Back at home now and starting work tomorrow 6 nights a week at the club :huh: I mean mecca bingo


----------



## BLUE(UK) (Jan 9, 2008)

drwae said:


> Just finished shoulders, triceps and abs. Seem to be a bit bigger than when I started up again.
> 
> Back at home now and starting work tomorrow 6 nights a week at the club :huh: I mean mecca bingo
> 
> View attachment 175217


 Beast!! :thumbup1:


----------



## drwae (Jul 25, 2017)

BLUE(UK) said:


> Beast!! :thumbup1:


 Hope to be there one day :thumb

Got shouted at by gym staff today, all the racks&platforms were full didn't want to wait, so I got some yoga mats to place under where the plates rest and did my deadlifts in a random place in the gym, immediately they come over and start yelling at me THE MATS ARENT DESIGNED FOR THAT fu**ing hell its a yoga mat you cant break it by putting weights on it 

Today was:

Deadlift 120kg 4x8 2m

Barbell rows 50kg 4x8 2m

Hammer grip pull-ups 4x6 2m

Lat pull down 50kg 4x10 2m

One arm cable curls 18kg 4x10 90s *


----------



## BLUE(UK) (Jan 9, 2008)

drwae said:


> Got shouted at by gym staff today....


 WTF?! I'd just look at them with what people say is an "empty, scary look".

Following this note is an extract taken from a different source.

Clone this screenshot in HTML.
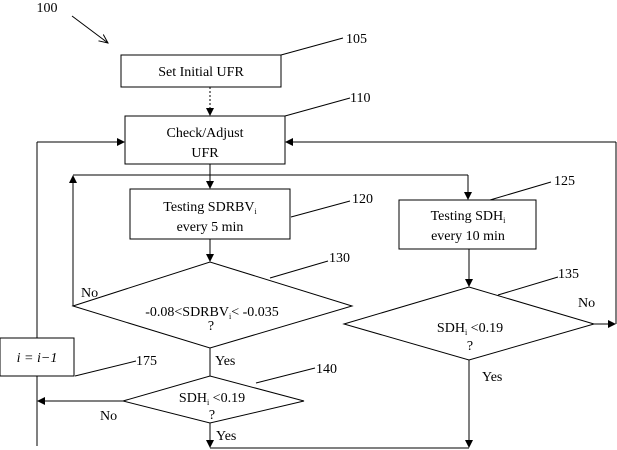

Usually I just join in with someone who's got the bar in the position I need it. For example, if someone is squatting and I'm doing shoulder presses, I might ask to work in. They usually think I'm gonna squat but when I start doing OHP they soon f'k off shaking their heads.

You need to get into beast!! Mode both in the gym and when eating.


----------



## drwae (Jul 25, 2017)

BLUE(UK) said:


> WTF?! I'd just look at them with what people say is an "empty, scary look".
> 
> Usually I just join in with someone who's got the bar in the position I need it. For example, if someone is squatting and I'm doing shoulder presses, I might ask to work in. They usually think I'm gonna squat but when I start doing OHP they soon f'k off shaking their heads.
> 
> You need to get into beast!! Mode both in the gym and when eating.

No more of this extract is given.